Lagrein is often produced as a varietal wine, permitted under both the Trentino and Alto Adige DOC titles. The sun-baked slopes here provide an excellent terroir for the grape, and it is the most significant red wine variety in what is, admittedly, a region where white wines dominate. Lagrein is permitted for use as a blending component in many other wines made in Trentino-Alto Adige, mostly alongside Schiava, Teroldego or international varieties like Cabernet Sauvignon or Merlot.

While the mountains of north east Italy are very much the variety's home, there are some plantings of Lagrein in the New World. Australia has embraced obscure regional grape varieties from Europe, of which Lagrein is very much one, and excellent examples are being made in cooler regions like Victoria's Macedon Ranges and the Adelaide Hills.
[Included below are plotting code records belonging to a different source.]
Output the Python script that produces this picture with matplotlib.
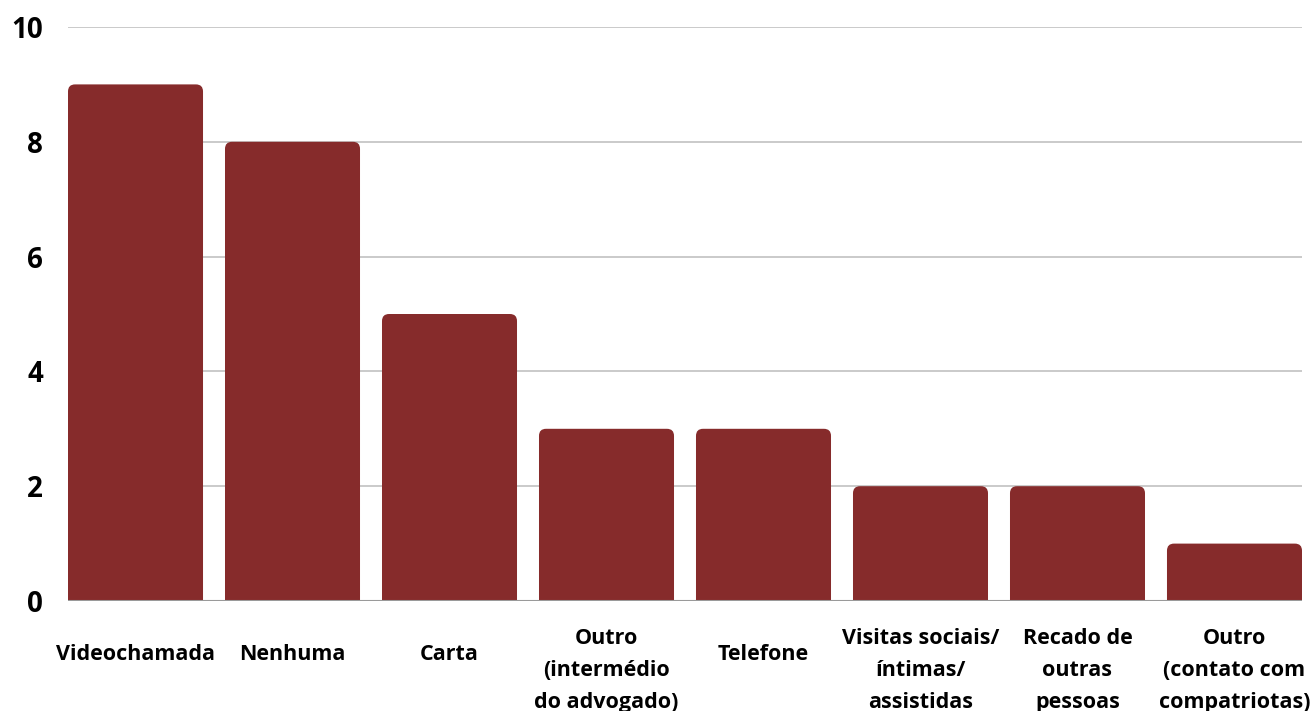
import matplotlib

matplotlib.use("Agg")
import matplotlib.pyplot as plt
from matplotlib.patches import FancyBboxPatch

categories = [
    "Videochamada",
    "Nenhuma",
    "Carta",
    "Outro\n(intermédio\ndo advogado)",
    "Telefone",
    "Visitas sociais/\níntimas/\nassistidas",
    "Recado de\noutras\npessoas",
    "Outro\n(contato com\ncompatriotas)",
]
values = [9, 8, 5, 3, 3, 2, 2, 1]
yticks = [0, 2, 4, 6, 8, 10]

BAR = "#862b2b"
FONT = ["Open Sans", "DejaVu Sans"]

fig = plt.figure(figsize=(13.16, 7.11), dpi=100)
ax = fig.add_axes([68 / 1316, 110 / 711, 1234 / 1316, 574 / 711])

width = 0.86
ax.set_xlim(-width / 2, len(values) - 1 + width / 2)
ax.set_ylim(0, 10)

# px per data unit, for rounded tops
aspect = (1234 / (len(values) - 1 + width)) / 57.4
for i, v in enumerate(values):
    p = FancyBboxPatch((i - width / 2, -0.5), width, v + 0.5,
                       boxstyle="round,pad=0,rounding_size=0.045",
                       mutation_aspect=aspect, fc=BAR, ec="none", zorder=3)
    ax.add_patch(p)

ax.set_yticks(yticks)
ax.set_yticklabels([str(t) for t in yticks], fontsize=20, fontweight="bold",
                   family=FONT)
ax.tick_params(axis="y", length=0, pad=18)
ax.set_xticks([])
ax.grid(axis="y", color="#c6c6c6", lw=1.3, zorder=0)
for s in ax.spines.values():
    s.set_visible(False)
ax.axhline(0, color="#9a9a9a", lw=1.5, zorder=4)

for i, lab in enumerate(categories):
    x = fig.transFigure.inverted().transform(ax.transData.transform((i, 0)))[0]
    if "\n" in lab:
        fig.text(x, (711 - 628) / 711, lab, ha="center", va="top",
                 fontsize=15.5, fontweight="bold", family=FONT, linespacing=1.7,
                 multialignment="center")
    else:
        fig.text(x, (711 - 655) / 711, lab, ha="center", va="center",
                 fontsize=15.5, fontweight="bold", family=FONT)

fig.savefig("out.png", dpi=100)
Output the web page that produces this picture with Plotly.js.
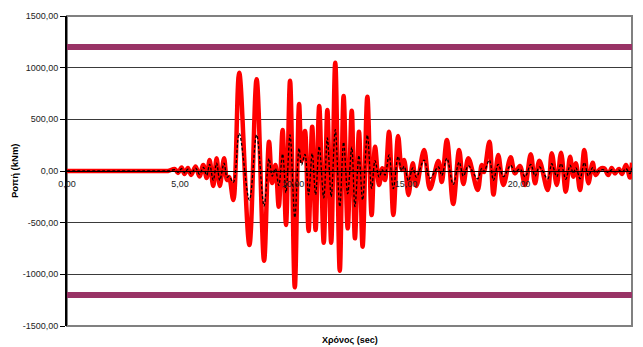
<!DOCTYPE html>
<html>
<head>
<meta charset="utf-8">
<script src="https://cdn.plot.ly/plotly-3.0.1.min.js"></script>
<style>html,body{margin:0;padding:0;background:#fff;}#chart{width:643px;height:347px;}</style>
</head>
<body>
<div id="chart"></div>
<script>
// Time (sec)
const timeSec = [0,4.29,4.47,4.78,4.91,5.07,5.20,5.35,5.49,5.69,5.86,6.03,6.18,6.31,6.47,6.62,6.76,6.95,7.08,7.17,7.36,
 7.62,8.07,8.39,8.72,8.94,9.08,9.22,9.37,9.54,9.69,9.87,10.08,10.27,10.38,10.53,10.69,10.85,11.00,11.16,11.36,11.52,11.69,
 11.87,12.07,12.24,12.42,12.60,12.74,12.92,13.08,13.29,13.48,13.63,13.81,13.95,14.07,14.25,14.44,14.65,14.81,14.92,15.11,
 15.30,15.46,15.80,16.06,16.43,16.58,16.81,17.09,17.35,17.54,17.76,18.17,18.35,18.45,18.69,18.87,19.08,19.31,19.63,19.82,
 20.04,20.27,20.52,20.71,20.90,21.27,21.45,21.67,21.86,22.07,22.26,22.40,22.52,22.70,22.89,23.07,23.26,23.39,23.58,23.77,
 23.95,24.10,24.25,24.42,24.56,24.73,24.91,25.00];

// Moment (kNm) – red series
const momentRed = [0,0,0,19,-19,34,-29,29,-39,44,-53,58,-68,106,-145,123,-145,123,-87,-58,-281,
 951,-716,887,-868,284,-116,58,-345,397,-523,874,-1126,648,97,387,-581,429,-571,629,-694,590,-694,
 1048,-965,726,-555,584,-652,381,-732,719,-426,235,-135,26,-87,381,-426,339,10,106,-232,
 74,-145,203,-174,97,-106,300,-319,203,-126,123,-184,58,-10,284,-228,155,-135,132,-23,
 48,-135,161,-119,100,-184,171,-135,177,-200,139,-55,74,-184,203,-119,81,-39,19,26,
 -39,29,-23,19,-29,58,-64,80];

// Moment (kNm) – black dashed series 1
const momentBlackA = [0,0,0,18,-18,33,-28,28,-38,43,-52,56,-66,102,-140,118,-140,118,-84,-56,-270,
 930,-690,745,-840,275,-112,56,-335,385,-505,850,-1090,628,94,375,-562,415,-552,608,-672,570,-672,
 1015,-935,702,-537,565,-630,368,-708,695,-412,227,-130,25,-84,368,-412,328,10,102,-224,
 72,-140,196,-168,94,-102,290,-308,196,-122,119,-178,56,-10,275,-220,150,-130,128,-22,
 46,-130,156,-115,97,-178,165,-130,171,-193,134,-53,72,-178,196,-115,78,-38,18,25,
 -38,28,-22,18,-28,56,-62,77];

// Moment (kNm) – black dashed series 2
const momentBlackB = [0,0,0,12,-12,22,-18,18,-25,28,-33,36,-42,65,-90,76,-90,76,-60,-50,-110,
 365,-280,350,-340,120,-50,25,-140,165,-210,350,-450,220,60,160,-230,170,-230,240,-260,320,-250,
 400,-345,280,-220,230,-345,150,-280,348,-170,100,-60,10,-40,155,-170,140,5,45,-95,
 30,-60,106,-70,40,-45,123,-130,85,-50,50,-75,25,-5,106,-90,65,-55,55,-10,
 20,-55,65,-50,40,-75,70,-55,72,-80,56,-22,30,-75,82,-48,33,-16,8,10,
 -16,12,-9,8,-12,23,-26,32];

// Limit lines
const limitX = [0, 25];
const limitUpper = [1200, 1200];
const limitLower = [-1200, -1200];

// Tick labels
const xTickVals = [0,5,10,15,20,25];
const xTickText = ['0,00','5,00','10,00','15,00','20,00','25,00'];
const yTickVals = [-1500,-1000,-500,0,500,1000,1500];
const yTickText = ['-1500,00','-1000,00','-500,00','0,00','500,00','1000,00','1500,00'];

const FONT = 'Liberation Sans, Arial, sans-serif';

const traces = [
  {x: limitX, y: limitUpper, mode: 'lines', line: {color: '#993366', width: 6}, hoverinfo: 'skip'},
  {x: limitX, y: limitLower, mode: 'lines', line: {color: '#993366', width: 6}, hoverinfo: 'skip'},
  {x: timeSec, y: momentBlackA, mode: 'lines', line: {color: '#000000', width: 1.5, dash: '3px,2px', shape: 'spline', smoothing: 1}},
  {x: timeSec, y: momentRed, mode: 'lines', line: {color: '#FF0000', width: 4.5, shape: 'spline', smoothing: 1}},
  {x: timeSec, y: momentBlackB, mode: 'lines', line: {color: '#000000', width: 1.3, dash: '3px,2px', shape: 'spline', smoothing: 1}}
];

const layout = {
  width: 643, height: 347,
  margin: {l: 67, r: 11, t: 16, b: 21, pad: 0},
  paper_bgcolor: '#ffffff', plot_bgcolor: '#ffffff',
  showlegend: false,
  font: {family: FONT, size: 9, color: '#000'},
  xaxis: {
    range: [0, 25], anchor: 'free', position: 0.5,
    tickmode: 'array', tickvals: xTickVals, ticktext: xTickText,
    showline: true, linecolor: '#000', linewidth: 1,
    showgrid: false, zeroline: false,
    ticks: 'outside', ticklen: 4, tickcolor: 'rgba(0,0,0,0)',
    tickfont: {family: FONT, size: 9, color: '#222'}
  },
  yaxis: {
    range: [-1500, 1500],
    tickmode: 'array', tickvals: yTickVals, ticktext: yTickText,
    showline: true, linecolor: '#000', linewidth: 2,
    showgrid: true, gridcolor: '#3a3a3a', gridwidth: 1,
    zeroline: false,
    ticks: 'outside', ticklen: 5, tickcolor: '#000', tickwidth: 1,
    tickfont: {family: FONT, size: 9, color: '#222'}
  },
  shapes: [
    {type: 'rect', xref: 'paper', yref: 'paper', x0: 0, x1: 1, y0: 0, y1: 1,
     line: {color: '#808080', width: 2}, layer: 'below'}
  ],
  annotations: [
    {text: '<b>Χρόνος (sec)</b>', xref: 'paper', yref: 'paper', x: 0.5, y: 0, yshift: -14,
     xanchor: 'center', yanchor: 'middle', showarrow: false, font: {family: FONT, size: 9, color: '#000'}},
    {text: '<b>Ροπή (kNm)</b>', xref: 'paper', yref: 'paper', x: 0, xshift: -53, y: 0.5,
     xanchor: 'center', yanchor: 'middle', textangle: -90, showarrow: false, font: {family: FONT, size: 9.5, color: '#000'}}
  ]
};

Plotly.newPlot('chart', traces, layout, {displayModeBar: false, staticPlot: true});
</script>
</body>
</html>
There are also Lagrein wines being made in California.

Lagrein has posed a few issues for winemakers over the years, and in particular its tendency toward low, irregular yields and a harsh tannic structure in the finished wines. Modern viticultural and winemaking techniques have limited the effects of these two problems. Careful clone selection has helped ensure more consistent harvests, and shorter maceration times and barrel ageing has helped to curb some of the most astringent tannins.

When made well, Lagrein wines can offer an off-the-beaten-path alternative to full-bodied wines like those made from Cabernet Sauvignon. The best examples can be aged for several years, although they are best drunk within a few years of harvest.